Researchers from MIT and colleagues from the US, Germany France and India discovered that when you combine a topological insulator (bismuth selenide) with a magnetic material (europium sulfide) you create a material that one can can control its magnetic properties. The new material retains the electronic property of the topological insulator and also the full magnetization capabilities of the magnetic material.
The researchers were surprised by the stability of that effect - in fact the material exhibited those great properties at room temperatures, which means that this hybrid material can be used to create spintronics devices.
Researchers from the Helmholtz-Zentrum demonstrated that topological insulators are suitable for Spintronics applications. The researchers showed how the spins of the electrons in topological insulators can be controlled.
The researchers used circularly-polarized laser to investigate samples of antimony-telluride, a topological insulator. Using the rotational direction of the laser, it is possible to initiate and direct spin-polarised current. The researchers also succeeded to change the orientation of the spins.
Researchers from the University of Utah developed a new topological insulator made from bismuth metal deposited on silicon. This material may be very suitable for quantum computers and fast spintronic devices.
This new material has the largest energy gap ever predicted. It can also be used alongside silicon so this material may be relatively easy to be used alongside current semiconductor technology.
Professor Laurens Molenkamp from the University of Würzburg has been awarded a Gottfried Wilhelm Leibniz Prize from the German Research Foundation (DFG). This prestigious award comes with a €2.5 million (almost $3.5 million).
Laurens Molenkamp is regarded as one of the fathers of semiconductor spintronics. He was also the first researchers to succeed in the experimental realization of topological insulators.
Researcher from North Carolina State University developed a new material, strontium tin oxide (Sr3SnO) that is a dilute magnetic semiconductors and can be integrated into silicon chips. This means it may be useful for room-temperature Spintronics devices.
The researchers created this material as an epitaxial (single crystal) thin film on a silicon chip. They actually wanted to test whether it is a topological insulator, but surprisingly found out that it has magnetic semiconductor.
The Semiconductor Research Corporation, and the Defense Advanced Research Projects Agency (DARPA) has awarded a $28 million five-year grant to open the Center for Spintronic Materials, Interfaces, and Novel Architectures, or C-SPIN. This is a multi-university and industry research center that aims to develop technologies for spin-based computing and memory systems. C-SPIN's research areas include perpendicular magnetic materials, spin channel materials (including topological insulators, monolayer MoS2 and graphene), spintronic interface engineering, spin devices and interconnects and spintronic circuits and architectures.
University partners include the University of Minnesota-Twin Cities, Carnegie Mellon University, Cornell University, MIT, Johns Hopkins University and the University of California, Riverside.
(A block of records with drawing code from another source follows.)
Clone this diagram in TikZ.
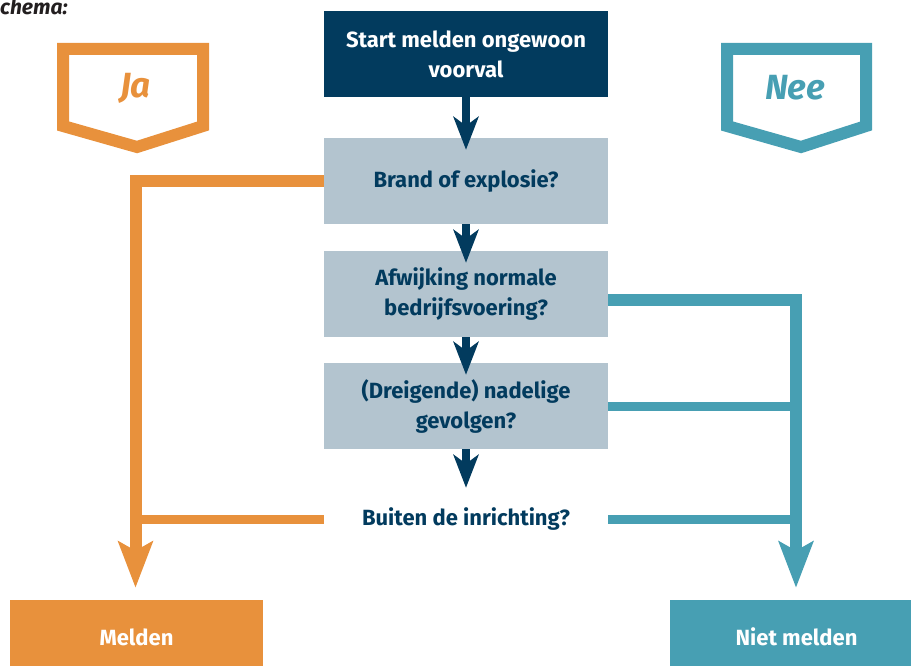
\documentclass[tikz,border=0pt]{standalone}
\usepackage{fontspec}
\setmainfont{Fira Sans}
\usetikzlibrary{arrows.meta,calc}
\definecolor{navy}{HTML}{023B5E}
\definecolor{lightbox}{HTML}{B3C4CF}
\definecolor{orng}{HTML}{E8913C}
\definecolor{tealc}{HTML}{479FB3}
\definecolor{inkc}{HTML}{231F20}
\tikzset{
  qbox/.style={fill=lightbox, text=navy, minimum width=284pt, minimum height=86pt, inner sep=0pt, align=center, font=\fontsize{22}{30}\selectfont\bfseries},
  startbox/.style={qbox, fill=navy, text=white},
  endbox/.style={minimum width=253pt, minimum height=74pt, inner sep=0pt, text=white, font=\fontsize{22}{30}\selectfont\bfseries},
  navyarrow/.style={draw=navy, line width=8pt, -{Stealth[length=33pt,width=25pt,inset=9pt]}},
  mainline/.style={line width=12pt, line join=miter, -{Stealth[length=46pt,width=34pt,inset=9pt]}},
  branchline/.style={line width=9pt},
  tag/.style={line width=12pt, line join=miter},
  tagtext/.style={font=\fontsize{35}{40}\selectfont\bfseries\itshape, inner sep=0pt}
}
\begin{document}
\begin{tikzpicture}[x=1pt,y=-1pt]
\useasboundingbox (0,0) rectangle (911,666);
% title fragment
\node[anchor=base west, inner sep=0pt, text=inkc, font=\fontsize{21}{24}\selectfont\bfseries\itshape] (title) at (0,15) {chema:};
% tags
\draw[tag, draw=orng] (63,49) -- (203,49) -- (203,126) -- (137,147) -- (63,126) -- cycle;
\node[tagtext, text=orng] (ja) at (135.5,88) {Ja};
\draw[tag, draw=tealc] (727,49) -- (866,49) -- (866,126) -- (801,147) -- (727,126) -- cycle;
\node[tagtext, text=tealc] (nee) at (795,88) {Nee};
% boxes
\node[startbox] (start) at (466,54) {Start melden ongewoon\\voorval};
\node[qbox] (brand) at (466,181) {Brand of explosie?};
\node[qbox] (afw) at (466,294) {Afwijking normale\\bedrijfsvoering?};
\node[qbox] (dreig) at (466,406) {(Dreigende) nadelige\\gevolgen?};
\node[qbox, fill=none] (buiten) at (466,519) {Buiten de inrichting?};
\node[endbox, fill=orng] (melden) at (136.5,637) {Melden};
\node[endbox, fill=tealc] (niet) at (796.5,637) {Niet melden};
% navy arrows
\draw[navyarrow] (start.south) -- ($(brand.north)+(0,12)$);
\draw[navyarrow] (brand.south) -- ($(afw.north)+(0,12)$);
\draw[navyarrow] (afw.south) -- ($(dreig.north)+(0,12)$);
\draw[navyarrow] (dreig.south) -- ($(buiten.north)+(0,12)$);
% yes side
\draw[mainline, draw=orng] (brand.west) -| ($(melden.north)+(-1,-12)$);
\draw[branchline, draw=orng] (buiten.west) -- ($(buiten.west -| melden.north)+(-1,0)$);
% no side
\draw[mainline, draw=tealc] ($(afw.east)+(0,6)$) -| ($(niet.north)+(-0.5,-12)$);
\draw[branchline, draw=tealc] (dreig.east) -- ($(dreig.east -| niet.north)+(-0.5,0)$);
\draw[branchline, draw=tealc] (buiten.east) -- ($(buiten.east -| niet.north)+(-0.5,0)$);
\end{tikzpicture}
\end{document}
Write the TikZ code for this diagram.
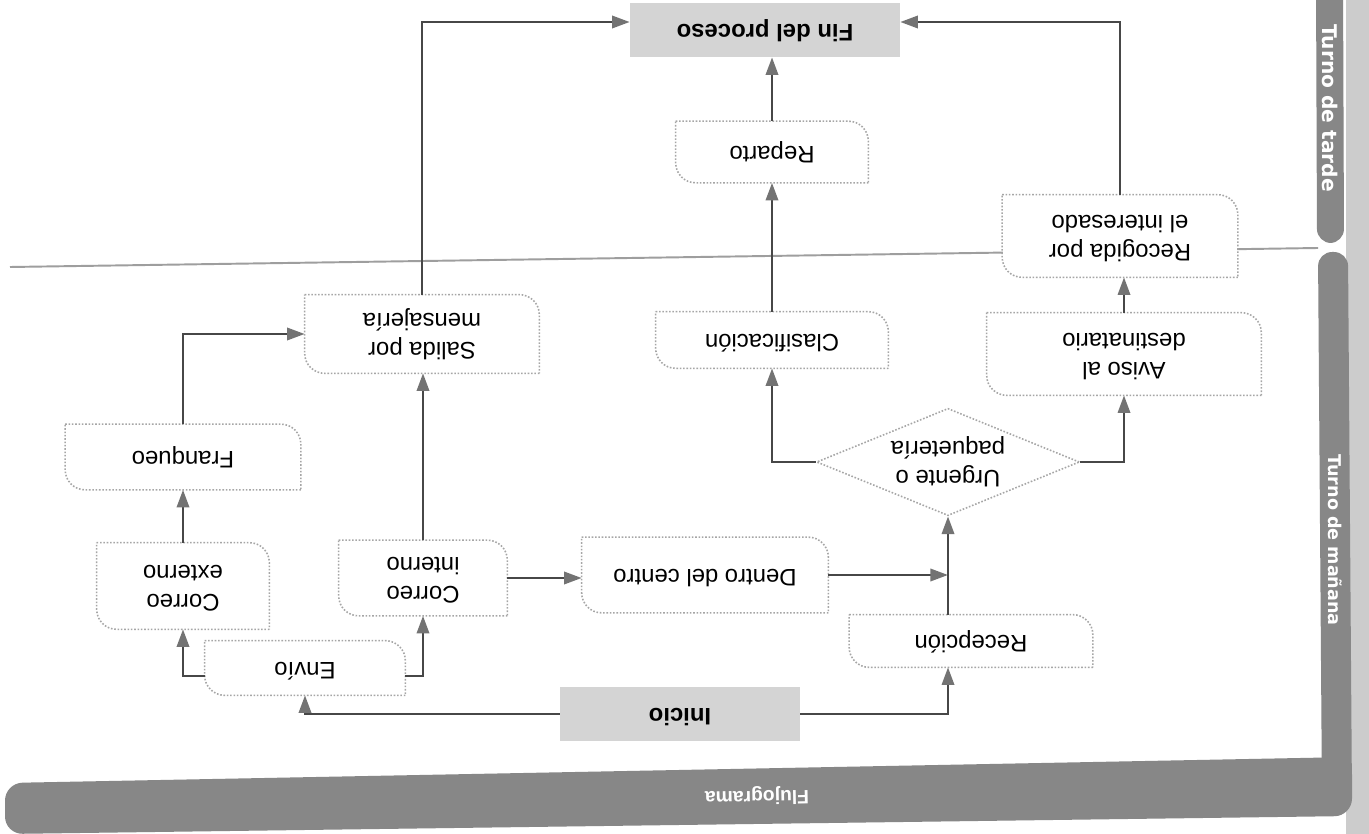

Industry partners include IBM, Applied materials, Intel, Texas Instruments and Micron.
Researchers have discovered a new wide class of topological insulators (materials that are insulators in the bulk but conductors at the surface) that have very promising properties. These new TIs may enable tuning both electronic and spin (that is, magnetic) properties by using different compounds and confirms the possibility to grow topological insulators with deep-laying, self-protecting and, thus, technologically relevant conducting states. This may have applications in spintronics and quantum computation.
Electron spin-splitting effect (Rashba effect) was demonstrated in a semiconductor (Bismuth selenide) that is far larger than has ever been seen before. This could lead the way towards room-temperature spintronic devices. The Rashba effect is the phenomenon of spin splitting with an applied electric field instead of a magnetic field.
The Rashba effect is crucial for spintronic devices: for example when designing spin transistors, electrons of a single spin are injected and then – under an applied electric field – have their spins rotated. Rashba effect in well-established semiconductors (silicon or gallium arsenide for example) is very small - and so electrons have to travel large distances before any spin rotation is noticeable. This requires very pure materials and very low temperatures.
Researchers from Japan have succeeded in directly observing electron spins in a topological insulator (Bi2Te3). Topological insulator is a promising material for Spintronics because its "edge" can serve as a conducting path depending on the spin polarization.
The magnitude of the out-of-plane spin polarization is 25% at most compared to the in-plane counterpart. The researchers say that the out-of-plane spin polarization exists because of the hexagonally deformed Fermi surface in the Bi2Te3, because it does not exist in TlBiSe2 which has a circular Fermi surface.